Fewer people in Center City will result in the loss of many of the retailers found on the main shopping arteries of Market, Walnut, Chestnut.

Happy Hours will be Unhappy Hours and fewer people will stay in the city after dark, hurting restaurants, bars, and night clubs. Philly will look like it did in the ‘50s. The suburbs will be worse as malls close.

This is Thomas’ nightmare, which I do not share.

But, it is possible. 

13 thoughts on “Is our New Normal permanent?”

    Unlike you, I am an optimist, with a touch of realism thrown in. This unique disease, possibly for the first time, has the private sector actually working with the government !
    We will beat this virus.
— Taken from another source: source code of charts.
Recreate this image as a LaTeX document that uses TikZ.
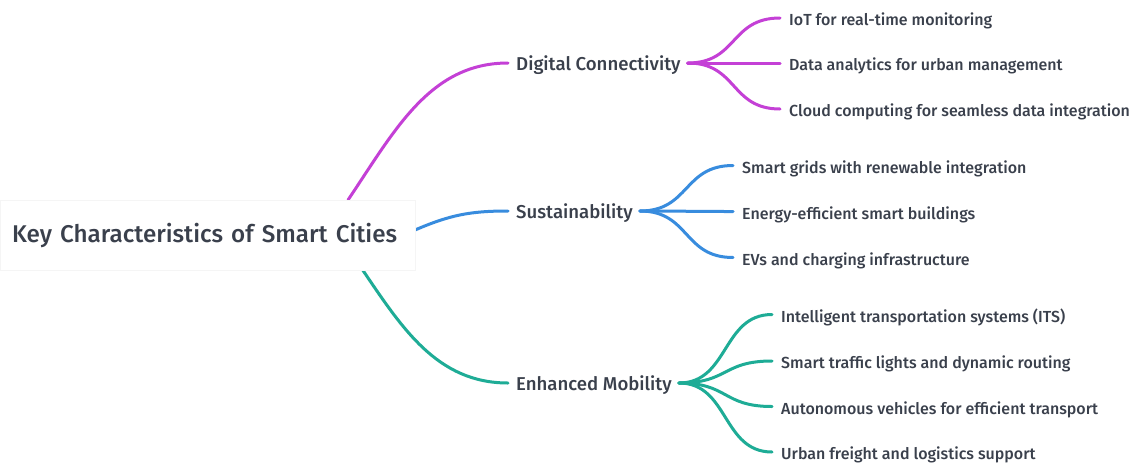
\documentclass[tikz,border=0pt]{standalone}
\usepackage{fontspec}
\setmainfont{Fira Sans}[UprightFont={* Medium}]
\usetikzlibrary{calc,backgrounds}
\definecolor{txt}{RGB}{58,64,76}
\definecolor{cmag}{RGB}{196,64,214}
\definecolor{cblu}{RGB}{56,140,222}
\definecolor{cteal}{RGB}{30,172,150}
\begin{document}
\begin{tikzpicture}[x=1pt,y=-1pt,
  link/.style={line width=3pt, line cap=round},
  rootbox/.style={anchor=west, fill=white, draw=black!4, text width=391pt, inner xsep=12pt, minimum height=70pt, align=left, text=txt, font=\fontsize{24.2}{24.2}\selectfont},
  lbl/.style={anchor=base west, inner sep=0pt, text=txt, font=\fontsize{18.6}{18.6}\selectfont},
  leaf/.style={anchor=base west, inner sep=0pt, text=txt, font=\fontsize{16}{16}\selectfont},
]
\useasboundingbox (0,0) rectangle (1137,464);
% root
\node[rootbox] (root) at (0,235) {Key Characteristics of Smart Cities};
% branches
\node[lbl] (dc) at (516,70.5) {Digital Connectivity};
\node[lbl] (su) at (516,218.5) {Sustainability};
\node[lbl] (em) at (516,390.5) {Enhanced Mobility};
% leaves
\node[leaf] (d1) at (789,25.5) {IoT for real-time monitoring};
\node[leaf] (d2) at (789,70.5) {Data analytics for urban management};
\node[leaf] (d3) at (789,116.5) {Cloud computing for seamless data integration};
\node[leaf] (s1) at (742,173) {Smart grids with renewable integration};
\node[leaf] (s2) at (742,219) {Energy-efficient smart buildings};
\node[leaf] (s3) at (742,265) {EVs and charging infrastructure};
\node[leaf] (e1) at (781,322) {Intelligent transportation systems (ITS)};
\node[leaf] (e2) at (781,368.5) {Smart traffic lights and dynamic routing};
\node[leaf] (e3) at (781,414) {Autonomous vehicles for efficient transport};
\node[leaf] (e4) at (781,459.5) {Urban freight and logistics support};
% anchor coordinates
\coordinate (m0) at (348,200);
\coordinate (b0) at (415,230);
\coordinate (t0) at (362,269);
\coordinate (dcL) at ($(dc.base west)+(-8,-7.5)$);
\coordinate (suL) at ($(su.base west)+(-8,-7.5)$);
\coordinate (emL) at ($(em.base west)+(-8,-7.5)$);
\coordinate (dcR) at ($(dc.base east)+(7,-7.5)$);
\coordinate (suR) at ($(su.base east)+(7,-7.5)$);
\coordinate (emR) at ($(em.base east)+(7,-7.5)$);
\foreach \n in {d1,d2,d3,s1,s2,s3,e1,e2,e3,e4}{
  \coordinate (\n L) at ($(\n.base west)+(-9,-7.5)$);
}
\begin{pgfonlayer}{background}
\fill[white] (0,0) rectangle (1137,464);
\draw[link,cmag] (m0) .. controls (395,130) and (430,63) .. (dcL);
\draw[link,cblu] (b0) .. controls (450,215) and (470,211) .. (suL);
\draw[link,cteal] (t0) .. controls (402,328) and (437,383) .. (emL);
\foreach \n in {d1,d2,d3}{
  \draw[link,cmag] (dcR) .. controls +(50,0) and +(-50,0) .. (\n L);
}
\foreach \n in {s1,s2,s3}{
  \draw[link,cblu] (suR) .. controls +(50,0) and +(-50,0) .. (\n L);
}
\foreach \n in {e1,e2,e3,e4}{
  \draw[link,cteal] (emR) .. controls +(50,0) and +(-50,0) .. (\n L);
}
\end{pgfonlayer}
\end{tikzpicture}
\end{document}
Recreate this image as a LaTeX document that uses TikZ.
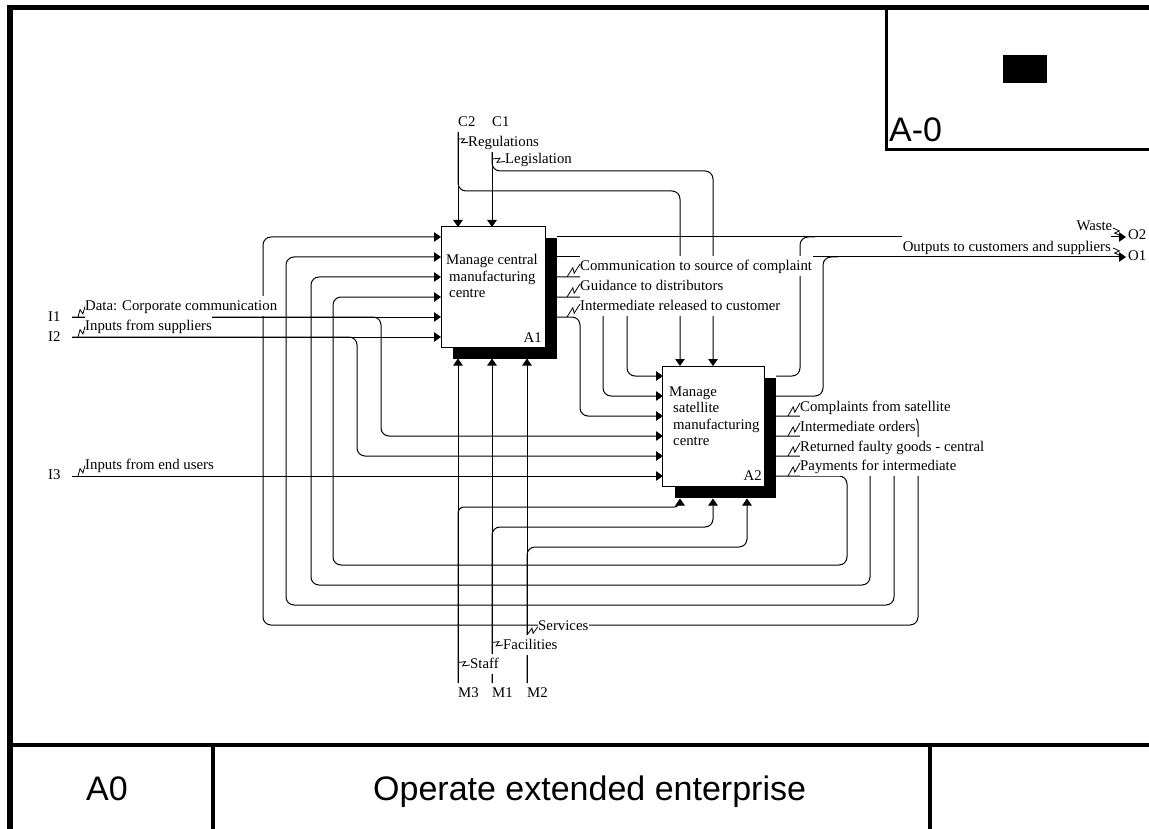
\documentclass[tikz,border=0pt]{standalone}
\usepackage{fontspec}
\setmainfont{Liberation Serif}
\newfontfamily\framefont{Liberation Sans}
\usetikzlibrary{arrows.meta,calc}

\newcommand\lblfont{\fontsize{14.8}{16.5}\selectfont}
\newcommand\lstrut{\rule[-5.5pt]{0pt}{19.5pt}}
\newcommand\ostrut{\rule[-4pt]{0pt}{20pt}}
% zig-zag leader from a label to its arrow
\newcommand\zz[2]{\draw[squig] #1 -- ($#1!0.58!#2!2.4pt!90:#2$) -- ($#1!0.42!#2!2.4pt!-90:#2$) -- #2;}

\tikzset{
  flow/.style={line width=1pt, -{Triangle[length=7pt,width=9.5pt]}, rounded corners=8pt},
  wire/.style={line width=1pt, rounded corners=8pt},
  act/.style={draw, line width=1pt, fill=white, minimum height=120pt, inner sep=0pt},
  shade/.style={fill=black, minimum height=120pt, inner sep=0pt},
  lbl/.style={fill=white, inner xsep=0.5pt, inner ysep=0.25pt, anchor=base west, font=\lblfont, execute at begin node=\lstrut},
  lblo/.style={fill=white, inner xsep=0.5pt, inner ysep=0.25pt, anchor=base east, font=\lblfont, execute at begin node=\ostrut},
  tag/.style={inner sep=0pt, anchor=base west, font=\lblfont},
  boxtext/.style={inner sep=0pt, anchor=north west, align=left, font=\lblfont},
  squig/.style={line width=0.8pt},
  frametxt/.style={inner sep=0pt, anchor=base west, font=\framefont\fontsize{34}{40}\selectfont}
}

\begin{document}
\begin{tikzpicture}[x=1pt,y=-1pt]
\useasboundingbox (0,0) rectangle (1149,829);

% ---- frame ----
\draw[line width=5pt] (7,7.5) -- (1149,7.5);
\draw[line width=6pt] (10,5) -- (10,829);
\draw[line width=3pt] (886,7.5) -- (886,150) -- (1149,150);
\fill (1003,55) rectangle (1047,83);
\node[frametxt] (nodeid) at (889,142) {A-0};
\draw[line width=4pt] (7,745) -- (1149,745);
\draw[line width=4pt] (213,745) -- (213,829);
\draw[line width=4pt] (930,745) -- (930,829);
\node[frametxt] (nodenum) at (86,800) {A0};
\node[frametxt] (title) at (373,800) {Operate extended enterprise};

% ---- activity boxes ----
\node[shade, minimum width=104pt] (a1s) at (504.5,298.5) {};
\node[act, minimum width=104pt] (a1) at (493,287) {};
\node[boxtext] (a1t) at (446,254.5) {Manage central\\\hspace*{3pt}manufacturing\\\hspace*{3pt}centre};
\node[tag, anchor=base east] (a1n) at (542,342) {A1};

\node[shade, minimum width=101.5pt] (a2s) at (725.5,438) {};
\node[act, minimum width=101.5pt] (a2) at (713.5,426) {};
\node[boxtext] (a2t) at (669,386.5) {Manage\\\hspace*{4pt}satellite\\\hspace*{4pt}manufacturing\\\hspace*{4pt}centre};
\node[tag, anchor=base east] (a2n) at (762,480) {A2};

% ---- ports ----
\foreach \k/\y in {1/237,2/257,3/277,4/297,5/317,6/337} {\coordinate (a1in\k) at (441,\y);}
\foreach \k/\y in {1/237,2/257,3/277,4/297,5/317} {\coordinate (a1out\k) at (556.5,\y);}
\coordinate (a1ctl1) at (458,227);
\coordinate (a1ctl2) at (492,227);
\coordinate (a1mec1) at (458,358.5);
\coordinate (a1mec2) at (492,358.5);
\coordinate (a1mec3) at (527,358.5);
\foreach \k/\y in {1/376,2/396,3/416,4/436,5/456,6/476} {\coordinate (a2in\k) at (663,\y); \coordinate (a2out\k) at (776,\y);}
\coordinate (a2ctl1) at (680,366);
\coordinate (a2ctl2) at (713,366);
\coordinate (a2mec1) at (680,498.5);
\coordinate (a2mec2) at (713,498.5);
\coordinate (a2mec3) at (747,498.5);

% boundary arrows
\coordinate (c2) at (458,132);
\coordinate (c1) at (492,132);
\coordinate (m3) at (458,683);
\coordinate (m1) at (492,683);
\coordinate (m2) at (527,683);
\coordinate (i1) at (72,317);
\coordinate (i2) at (72,337);
\coordinate (i3) at (72,476);
\coordinate (o2) at (1126,237);
\coordinate (o1) at (1126,257);

% ---- controls ----
\draw[flow] (c2) -- (a1ctl1);
\draw[flow] (c2) |- (680,191) -- (a2ctl1);
\draw[flow] (c1) -- (a1ctl2);
\draw[flow] (c1) |- (713,171) -- (a2ctl2);

% ---- mechanisms ----
\draw[flow] (m3) -- (a1mec1);
\draw[flow, rounded corners=6pt] (m3) |- (680,507) -- (a2mec1);
\draw[flow] (m1) -- (a1mec2);
\draw[flow] (m1) |- (713,527) -- (a2mec2);
\draw[flow] (m2) -- (a1mec3);
\draw[flow] (m2) |- (747,547) -- (a2mec3);

% ---- inputs ----
\draw[flow] (i1) -- (a1in5);
\draw[flow] (i1) -| (381,436) -- (a2in4);
\draw[flow] (i2) -- (a1in6);
\draw[flow] (i2) -| (357,456) -- (a2in5);
\draw[flow] (i3) -- (a2in6);

% ---- A1 outputs ----
\draw[flow] (a1out1) -- (o2);
\draw[flow] (a1out2) -- (o1);
\draw[flow] (a1out3) -| (627,376) -- (a2in1);
\draw[flow] (a1out4) -| (603,396) -- (a2in2);
\draw[flow] (a1out5) -| (580,416) -- (a2in3);

% ---- A2 outputs ----
\draw[wire] (a2out1) -| (800,237) -- (815,237);
\draw[wire] (a2out2) -| (823,257) -- (838,257);
\draw[flow] (a2out3) -| (918,625) -- (263,625) |- (a1in1);
\draw[flow] (a2out4) -| (894,605) -- (286,605) |- (a1in2);
\draw[flow] (a2out5) -| (870,585) -- (311,585) |- (a1in3);
\draw[flow] (a2out6) -| (847,565) -- (333,565) |- (a1in4);

% ---- arrow labels ----
\node[lbl] (lreg) at (467.5,146.5) {Regulations};
\node[lbl] (lleg) at (504.5,164) {Legislation};
\node[lbl] (lcomm) at (579.5,270.5) {Communication to source of complaint};
\node[lbl] (lguid) at (579.5,290.5) {Guidance to distributors};
\node[lbl] (lrel) at (579.5,310.5) {Intermediate released to customer};
\node[lbl] (ldata) at (84.5,310.5) {Data: Corporate communication};
\node[lbl] (lsupp) at (84.5,330.5) {Inputs from suppliers};
\node[lbl] (lend) at (84.5,469.5) {Inputs from end users};
\node[lbl] (lcompl) at (799.5,411) {Complaints from satellite};
\node[lbl] (lord) at (799.5,431) {Intermediate orders};
\node[lbl] (lret) at (799.5,451) {Returned faulty goods - central};
\node[lbl] (lpay) at (799.5,470) {Payments for intermediate};
\node[lblo] (lout) at (1111.5,251.5) {Outputs to customers and suppliers};
\node[tag, anchor=base east] (lwaste) at (1112.5,231) {Waste};
\node[lbl] (lserv) at (537.5,630) {Services};
\node[lbl] (lfac) at (502.5,649) {Facilities};
\node[lbl] (lstaff) at (469.5,668) {Staff};

% ---- leaders ----
\zz{(458,139)}{(468,142.5)}
\zz{(492,159)}{(505,161.5)}
\zz{(567,277)}{(580,264)}
\zz{(567,297)}{(580,284)}
\zz{(567,317)}{(580,304)}
\zz{(788,416)}{(800,403)}
\zz{(788,436)}{(800,423)}
\zz{(788,456)}{(800,443)}
\zz{(788,476)}{(800,463)}
\zz{(78,317)}{(85,306.5)}
\zz{(78,337)}{(85,326.5)}
\zz{(78,476)}{(85,465.5)}
\zz{(1113,228)}{(1121,236)}
\zz{(1113,248)}{(1121,256)}
\zz{(527,635)}{(538,626.5)}
\zz{(492,642.5)}{(503,645)}
\zz{(458,662.5)}{(470,665)}

% ---- ICOM codes ----
\node[tag] (tc2) at (458,126.7) {C2};
\node[tag] (tc1) at (492,126.7) {C1};
\node[tag] (tm3) at (458,697) {M3};
\node[tag] (tm1) at (492,697) {M1};
\node[tag] (tm2) at (527,697) {M2};
\node[tag] (ti1) at (48,321.5) {I1};
\node[tag] (ti2) at (48,341.5) {I2};
\node[tag] (ti3) at (48,479.5) {I3};
\node[tag] (to2) at (1128,239.5) {O2};
\node[tag] (to1) at (1128,260.5) {O1};
\end{tikzpicture}
\end{document}
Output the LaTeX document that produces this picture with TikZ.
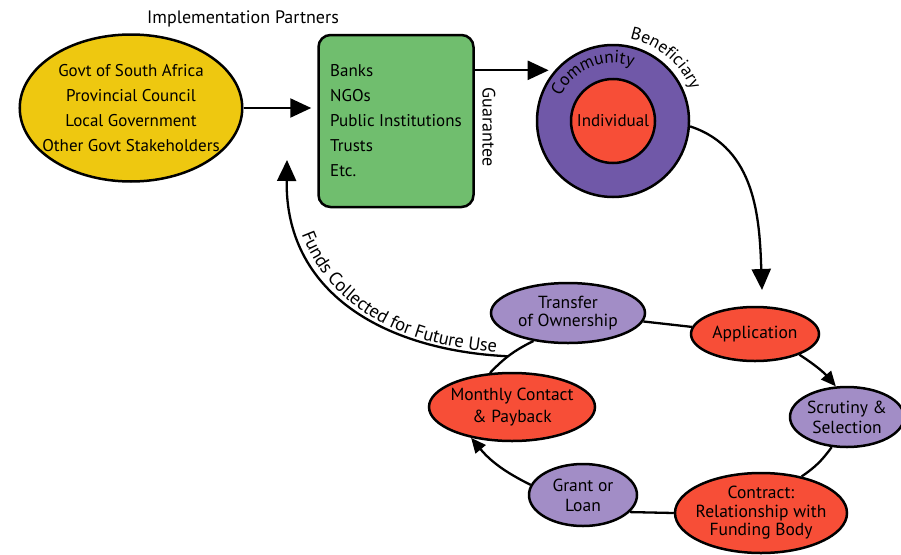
\documentclass[tikz,border=0pt]{standalone}
\usepackage{fontspec}
\setmainfont{PT Sans}
\usetikzlibrary{positioning,arrows.meta,shapes.geometric,decorations.text}

\definecolor{govtyellow}{RGB}{238,200,16}
\definecolor{partnergreen}{RGB}{112,190,110}
\definecolor{ringpurple}{RGB}{112,88,168}
\definecolor{stepred}{RGB}{247,78,55}
\definecolor{steplilac}{RGB}{162,141,198}

\begin{document}
\begin{tikzpicture}[x=1pt,y=1pt]
%styles
	\tikzset{
	txt/.style={font=\fontsize{17.5}{20}\selectfont},
	oval/.style={ellipse,draw,line width=2.5pt,inner sep=0pt,align=center,txt},
	arrow/.style={-{Triangle[length=21pt,width=19pt]}, line width=2.3pt},
	smallarrow/.style={-{Triangle[length=15pt,width=13pt]}, line width=2.3pt},
	link/.style={line width=2.3pt}}

	\useasboundingbox (0,0) rectangle (901,-554);

%oben
	\node[font=\fontsize{18}{20}\selectfont] (title) at (243,-19) {Implementation Partners};
	\node[oval, fill=govtyellow, minimum width=222pt, minimum height=147pt, inner xsep=-10pt,
		font=\fontsize{17}{25}\selectfont] (govt) at (131,-108)
		{Govt of South Africa\\Provincial Council\\Local Government\\Other Govt Stakeholders};
	\node[draw, rounded corners=12pt, fill=partnergreen, line width=2.5pt,
		minimum width=155pt, minimum height=172pt, align=left,
		font=\fontsize{17}{25}\selectfont] (partners) at (396,-121)
		{Banks\\NGOs\\Public Institutions\\Trusts\\Etc.};
	\node[font=\fontsize{18}{20}\selectfont, rotate=-90] (guar) at (489,-127) {Guarantee};

	%Beneficiary
	\node[circle, draw, fill=ringpurple, line width=2.5pt, minimum size=152pt] (ring) at (613,-121) {};
	\node[circle, draw, fill=stepred, line width=2.5pt, minimum size=84pt, inner sep=0pt,
		font=\fontsize{17}{20}\selectfont] (indiv) at (ring.center) {Individual};
	\path[decorate, decoration={text along path, text align=center,
		text={|\fontsize{17.5}{20}\selectfont|Community}}]
		(ring.center) ++(165:58) arc[start angle=165, end angle=60, radius=58];
	\path[decorate, decoration={text along path, text align=center,
		text={|\fontsize{17.5}{20}\selectfont|Beneficiary}}]
		(ring.center) ++(92:84) arc[start angle=92, end angle=8, radius=84];

	\draw[arrow, shorten >=6pt] (govt.east) -- (partners.west |- govt.east);
	\draw[arrow, shorten >=6pt] (partners.east |- ring.139) -- (ring.139);

%unten
	\node[oval, fill=steplilac, minimum width=154pt, minimum height=60pt,
		font=\fontsize{17.5}{18.5}\selectfont] (transfer) at (568,-313) {Transfer\\of Ownership};
	\node[oval, fill=stepred, minimum width=128pt, minimum height=54pt] (appl) at (755,-334) {Application};
	\node[oval, fill=steplilac, minimum width=114pt, minimum height=60pt, inner xsep=-2pt] (scrut) at (847,-417) {Scrutiny \&\\Selection};
	\node[oval, fill=stepred, minimum width=172pt, minimum height=80pt, inner xsep=-6pt, inner ysep=-4pt,
		font=\fontsize{17.5}{18.5}\selectfont] (contract) at (761,-513) {Contract:\\Relationship with\\Funding Body};
	\node[oval, fill=steplilac, minimum width=108pt, minimum height=62pt] (grant) at (583,-495) {Grant or\\Loan};
	\node[oval, fill=stepred, minimum width=166pt, minimum height=68pt, inner xsep=-4pt,
		font=\fontsize{17.5}{22}\selectfont] (monthly) at (512,-407) {Monthly Contact\\\& Payback};

	%cycle
	\coordinate (applin) at (762,-290);
	\draw[arrow] (ring.-4) to[out=-18, in=92] (applin);
	\draw[link] (transfer) -- (appl);
	\draw[smallarrow] (appl.-25) to[bend left=8] (scrut.110);
	\draw[link] (scrut.243) to[bend left=10] (contract.42);
	\draw[link] (contract.180) -- (grant.-20);
	\draw[smallarrow] (grant.169) to[bend left=12] (monthly.-143);
	\draw[link] (monthly.123) to[bend left=10] coordinate[pos=0.45] (fundsfrom) (transfer.219);

	%Rueckfluss
	\coordinate (fundsto) at (287,-160);
	\draw[arrow] (fundsfrom) .. controls (380,-350) and (285,-290) .. (fundsto);
	\path[decorate, decoration={text along path, raise=3pt, text align={right, right indent=12pt},
		text={|\fontsize{18.5}{20}\selectfont|Funds Collected for Future Use}}]
		(fundsto) .. controls (285,-290) and (380,-350) .. (fundsfrom);
\end{tikzpicture}
\end{document}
It may take some time to come back 100 %, but together, we will.

  2. Stu,

    Sadly, your friend the realist, is probably accurate.
    “Normal” will have a new meaning, unfortunately.

    Stay well

  3. I hate blanket labels, as realism, optimism, apathy, etc. are shared by the entire human race. I suppose I would fall under “liberal,” so how about this? Everybody take responsibility for their health. Immune systems WORK if people stop smoking, overeating, and not choosing to be slugs and sloths over taking moderate exercise. We are in the process of fact-finding, and what may have been true or false four weeks ago has been revised according to new information. As we figure out the most at-risk categories, measures will be put into place to protect them. I assume and want the world to open up again, (based on SOUND expert medical advice, not partisan politics or cheap name calling) and we will discover that healthy people are the most able to withstand infection and/or recover well.

    1. HAPPY SUNDAY !!!
      I agree with your thoughts. Hopefully, I fit into definition of healthy. Over 70, Bad lungs, Heart repair, cute and cuddly.
      On a curious note. Are you, possibly, related to the Vet mentioned below ? He’s interred in Mt Hope cemetery, Aston, DELCO. Standring is a bit unusual.
      just ask’n’,

      FYI: from my spread sheet of interred Veterans
      Standring John Civil Army Pvt Co C 29th Emerg Militia of ’63 Reg PA Vol Inf 18/6/1863 – 1/8/1863
      1 6 14 2 Gov Stone 6/12/1839 – 9/3/1914 FAG D/C /Obit/Vets burial cert Purple Heart
      Wounded in left hand at Antietam and received a Surgeon’s discharge in Jan., 1863.

  4. Based on what I have seen and heard and read during this ‘crisis,’ we Americans — much to my surprise — have turned out to be very passive people. The government tells us to stay home, and most of us do; tells us to wear masks, and most do; tells us to stand six feet apart, and most do. Although we are told there is a horror stalking us, and although most of us see no real evidence of same (other than the foaming-at-the-mouth hysteria that comes to us in print and on radio and TV), we stay home, we stand apart, and… well, you get my drift. This passivity cannot last. It must not last. What the hell are we, France?

    1. Vince,
      Us older folks have the brains and common sense to “CYA”. The younger folk – not so much. They are good at having sit-ins and protesting. Maybe after this, they’ll gain some worthwhile experience.
      stay well,

  5. Pessimism feeds on itself. There is no power in pessimism. So my feelings are: you should not have shared your friends dark/dystopian visions at this time. On the other hand, there is great power in optimism. The people need some Churchill, some uplifting. I believe we will build this country back better than before. America (including Philadelphia) WILL be Great Again. The pessimistic left (including your low-energy “friend”) will just have to be dragged along. What in the world were you thinking to post that picture of our glorious flag with headstones on it? This was a low point for you.

  6. The converse of the saying “ If it sounds too good to be true, it probably is”. is “ If it sounds too awful to be possible, it probably is”. This will not develop into the worst case scenario, long term. But the downtowns in urban environments are in trouble. They will be hotbeds of social contact simply due to the density of households and therefore will be ongoing sources of infection. I think people are going to start considering moving to less populated areas. Those remaining will be faced with a big reduction in their standard of living, because there will never be enough funding to cover the staggering financial setback in the cities.